Statistical Modeling: The Two Cultures
Statistical Modeling: The Two Cultures (DOI: https://doi.org/10.1214/ss/1009213726) was written by Leo Breiman. It was published in Statistical Science (2001, vol. 16, no. 3).
The author describes the fields of statistics as having two approaches to problemsolving:
The data modeling culture which matches a phenomena to a data-generating model, then tries to fit the model (i.e., estimate then interpret the parameters' coefficients) using measurements
- "Every article started with: Assume that the data are generated by the following model: ..."
The algorithmic modeling culture which estimates many models and optimizes for predictive accuracy
Broadly speaking, the author criticizes how ill-fitting data models are used to inappropriately claim significance of findings. By making fewer assumptions about data generation, the latter 'culture' leads to more robust predictions.
- Generally the latter's models still assume data is i.i.d.
- "At one point, some years ago, I set up a simulated regression problem in seven dimensions with a controlled amount of nonlinearity.
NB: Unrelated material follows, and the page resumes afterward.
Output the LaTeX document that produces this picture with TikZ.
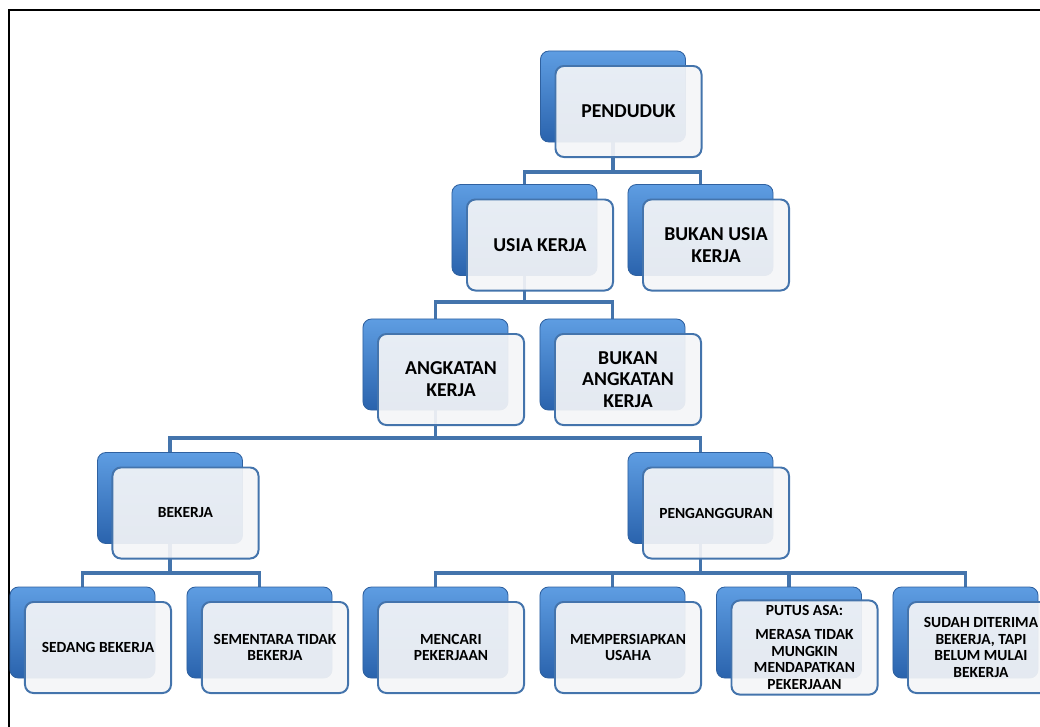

Standard tests of goodness-of-fit did not reject linearity until the nonlinearity was extreme. Recent theory supports this conclusion. Work by Bickel, Ritov and Stoker (2001) shows that goodness-of-fit tests have very little power unless the direction of the alternative is precisely specified. The implication is that omnibus goodness-of-fit tests, which test in many directions simultaneously, have little power, and will not reject until the lack of fit is extreme."
- TODO: sounds like a replicable experiment!
- Residual analysis not a plausibly falsifiable test with more than 2 or 3 dimensions
Author predicts that complicated Bayesian models will become more popular as the former 'culture' runs into more problems that do not fit the classical parametric data models.
Rashomon effect: crowding of 'good' models leads to instability. A common practice is to apply feature bagging, stepwise predictor omission, etc., to create a more interpretable or parsimonious parametric model. The fit model minimizes R2, but often there are many different models (i.e., different parameters were retained) that get very close. As a result, a small change in the training data leads to selection of a very different model without much change in stated significance. The latter 'culture' has solved this problem with aggregating models, e.g. bagging.
Author argues that predictive power and interpretability are at natural odds.
Parametric models are not robust to high dimensionality, whereas several non-parametric models (e.g. support-vector networks) only converge given high dimensionality.